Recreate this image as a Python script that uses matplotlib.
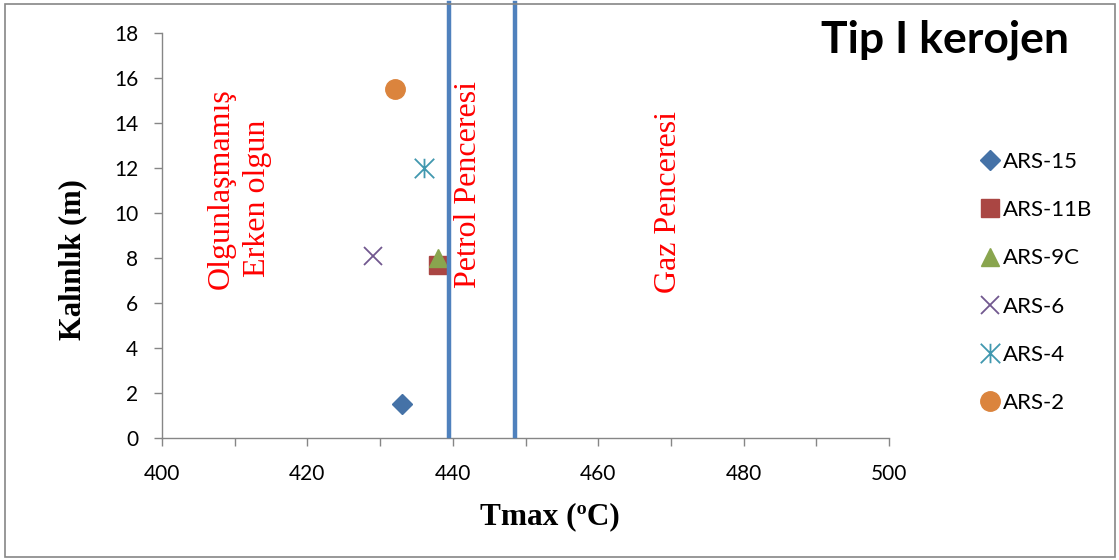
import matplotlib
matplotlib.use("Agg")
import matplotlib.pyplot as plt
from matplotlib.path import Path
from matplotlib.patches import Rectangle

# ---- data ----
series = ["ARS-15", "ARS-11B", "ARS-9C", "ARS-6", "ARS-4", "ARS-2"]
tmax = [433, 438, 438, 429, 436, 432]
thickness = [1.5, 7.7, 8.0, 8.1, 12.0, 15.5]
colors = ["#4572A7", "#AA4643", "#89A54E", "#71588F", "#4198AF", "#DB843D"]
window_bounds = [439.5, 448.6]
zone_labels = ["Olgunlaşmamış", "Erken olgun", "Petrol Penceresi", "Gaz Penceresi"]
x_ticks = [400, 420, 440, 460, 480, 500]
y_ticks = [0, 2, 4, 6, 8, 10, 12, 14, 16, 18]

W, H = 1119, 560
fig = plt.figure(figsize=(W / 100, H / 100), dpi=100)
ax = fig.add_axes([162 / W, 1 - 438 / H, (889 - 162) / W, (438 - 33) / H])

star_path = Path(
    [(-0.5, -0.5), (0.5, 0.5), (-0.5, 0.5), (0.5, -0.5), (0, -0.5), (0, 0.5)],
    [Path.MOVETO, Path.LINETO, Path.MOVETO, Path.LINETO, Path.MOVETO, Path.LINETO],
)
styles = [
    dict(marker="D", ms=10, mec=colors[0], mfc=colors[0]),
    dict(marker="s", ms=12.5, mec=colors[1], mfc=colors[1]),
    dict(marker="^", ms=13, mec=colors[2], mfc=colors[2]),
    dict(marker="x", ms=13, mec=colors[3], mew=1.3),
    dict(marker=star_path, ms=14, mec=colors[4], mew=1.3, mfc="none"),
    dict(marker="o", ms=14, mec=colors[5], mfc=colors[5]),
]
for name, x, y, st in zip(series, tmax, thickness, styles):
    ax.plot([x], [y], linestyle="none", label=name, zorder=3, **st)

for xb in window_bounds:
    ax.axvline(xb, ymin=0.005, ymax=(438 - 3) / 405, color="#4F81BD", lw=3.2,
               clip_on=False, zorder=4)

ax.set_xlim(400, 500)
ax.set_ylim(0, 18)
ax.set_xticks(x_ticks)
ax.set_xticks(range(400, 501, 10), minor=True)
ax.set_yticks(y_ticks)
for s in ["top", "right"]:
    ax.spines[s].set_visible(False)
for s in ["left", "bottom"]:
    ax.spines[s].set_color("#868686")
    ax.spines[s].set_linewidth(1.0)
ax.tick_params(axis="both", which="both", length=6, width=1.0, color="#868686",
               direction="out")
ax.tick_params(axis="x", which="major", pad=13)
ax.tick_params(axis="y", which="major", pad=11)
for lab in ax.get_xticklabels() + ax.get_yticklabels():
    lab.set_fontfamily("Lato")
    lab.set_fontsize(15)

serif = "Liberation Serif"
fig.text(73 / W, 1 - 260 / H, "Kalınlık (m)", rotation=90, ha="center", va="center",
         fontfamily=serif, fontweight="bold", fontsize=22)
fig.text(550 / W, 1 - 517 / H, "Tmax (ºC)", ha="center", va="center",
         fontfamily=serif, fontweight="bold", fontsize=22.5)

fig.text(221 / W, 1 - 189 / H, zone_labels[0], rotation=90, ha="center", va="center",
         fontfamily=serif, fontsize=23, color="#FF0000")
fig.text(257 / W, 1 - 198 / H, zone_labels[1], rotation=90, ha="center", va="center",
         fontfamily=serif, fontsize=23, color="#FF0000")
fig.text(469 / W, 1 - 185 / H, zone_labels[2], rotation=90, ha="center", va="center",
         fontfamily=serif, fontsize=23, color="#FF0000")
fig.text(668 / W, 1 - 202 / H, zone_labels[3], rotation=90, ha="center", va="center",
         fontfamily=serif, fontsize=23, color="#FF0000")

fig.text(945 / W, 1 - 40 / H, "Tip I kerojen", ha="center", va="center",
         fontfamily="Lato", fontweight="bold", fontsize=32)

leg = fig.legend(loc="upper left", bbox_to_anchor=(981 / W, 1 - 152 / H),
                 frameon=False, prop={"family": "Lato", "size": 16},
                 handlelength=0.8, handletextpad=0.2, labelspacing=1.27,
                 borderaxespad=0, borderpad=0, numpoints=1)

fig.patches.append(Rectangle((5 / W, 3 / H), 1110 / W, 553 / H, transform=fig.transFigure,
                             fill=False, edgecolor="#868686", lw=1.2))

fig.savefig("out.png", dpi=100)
---+---
Restate the data word for word from its first line through the line with "ax = fig.add_axes([162", leaving out any picture along the way.

Recreate this image as a Python script that uses matplotlib.
import matplotlib
matplotlib.use("Agg")
import matplotlib.pyplot as plt
from matplotlib.path import Path
from matplotlib.patches import Rectangle

# ---- data ----
series = ["ARS-15", "ARS-11B", "ARS-9C", "ARS-6", "ARS-4", "ARS-2"]
tmax = [433, 438, 438, 429, 436, 432]
thickness = [1.5, 7.7, 8.0, 8.1, 12.0, 15.5]
colors = ["#4572A7", "#AA4643", "#89A54E", "#71588F", "#4198AF", "#DB843D"]
window_bounds = [439.5, 448.6]
zone_labels = ["Olgunlaşmamış", "Erken olgun", "Petrol Penceresi", "Gaz Penceresi"]
x_ticks = [400, 420, 440, 460, 480, 500]
y_ticks = [0, 2, 4, 6, 8, 10, 12, 14, 16, 18]

W, H = 1119, 560
fig = plt.figure(figsize=(W / 100, H / 100), dpi=100)
ax = fig.add_axes([162 / W, 1 - 438 / H, (889 - 162) / W, (438 - 33) / H])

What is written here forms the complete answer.